- Interactive map of Papanggo
- Country: Indonesia
- Province: DKI Jakarta
- Administrative city: North Jakarta
- District: Tanjung Priok

= Papanggo =

Papanggo is one of seven administrative villages (kelurahan in Indonesian) in Tanjung Priok district, North Jakarta. The borders of Papanggo are:
- Warakas administrative village in the north
- Sungai Bambu administrative village in the west
- Sunter Agung administrative village in the east and in the south

The zip code of this administrative village is 14340.

==Toponymy==
The name Papanggo comes from the Dutch language term De Papangers, meaning "the people of Pampanga," referring to Kapampangans from the Philippines (then a Spanish colony) who had come to Batavia in the 17th century. Many of them were soldiers who had served in Spain's campaigns in the Moluccas and were later taken prisoner and conscripted into the army of the Dutch East India Company (VOC). After serving the Company for several years, they were granted their freedom and settled in Batavia.

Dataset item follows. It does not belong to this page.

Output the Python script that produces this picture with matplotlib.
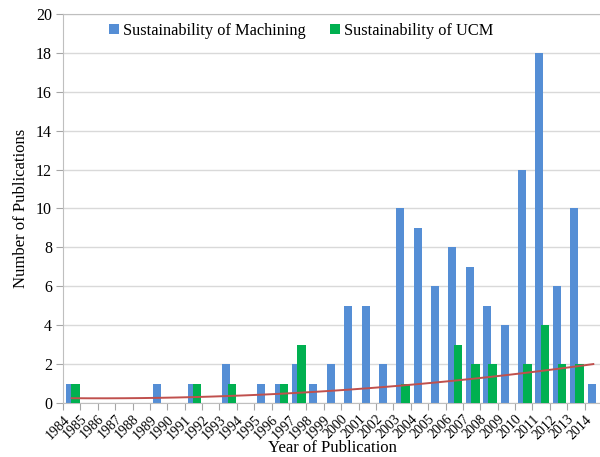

They were considered part of a community known as Mardijkers, whose population derived from Catholic freed slaves originally captured from Portuguese territories by the VOC, as well as those from the Spanish Philippines, taken Moro raiders and sold in slave markets in Batavia. The name was also applied to similar freed Catholic slaves originating from Goa and the islands of Ambon, Ternate, and Tidore in the Maluku Islands.